3. Put on your pack, shoulder your shovel and take a long walk in the rain/sleet/snow/blazing sun. Like a really long walk. Now, you don’t need to actually simulate SEAL training, since plenty of us are too old and out of shape for that today, but it should be hard and miserable for you. Walk until you are breathing hard and your shirt is soaked through with sweat and your shoulders are chaffed from the packstraps and your feet have blisters and the boots feel like they are two surly toddlers clinging to your ankles trying to hold you back. Then turn around and march back to your house.
4. Dig a hole in the backyard. It should be deep enough that you can stand in it and just see over the lip.
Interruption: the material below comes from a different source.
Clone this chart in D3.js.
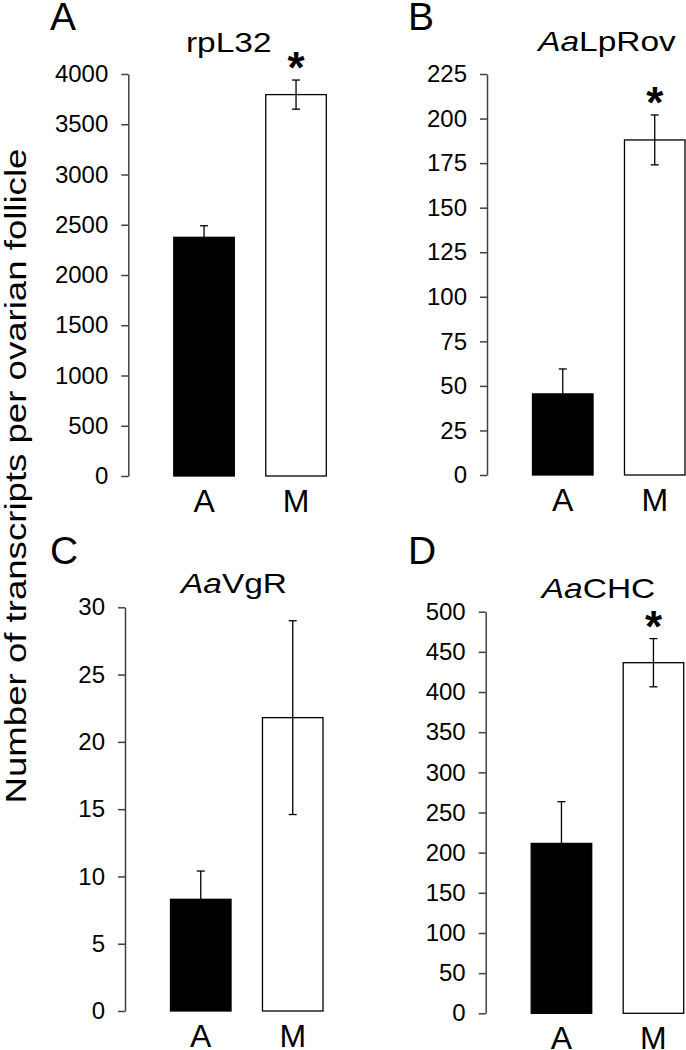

5. Spend the weekend sleeping in the hole, eating bad food. MREs are perfect if you can get them, but they’re expensive, so cold Spaghettios or Dinty Moore Beef Stew are a good substitute for mid 20th Century C rations. If you want to go old school you need some biscuits so stale that you are worried that your teeth will break before the biscuit.
6. This is the most vital step. Find the sneakiest, most evil kid in the neighborhood. The one you are pretty sure will wind up in jail or a Republican Senate primary when he grows up. Promise him $50 if he can sneak into your yard and hit you with your shovel.
After spending a weekend filthy, sweating, freezing, wet, sore, tired, blistered, bored and exhausted, but too scared to sleep because some vicious little bastard is waiting in the dark to brain you with a shovel, you will have all the perspective you need to write any grunt from one of Caesar’s Legionnaires to Imperial Stormtroopers.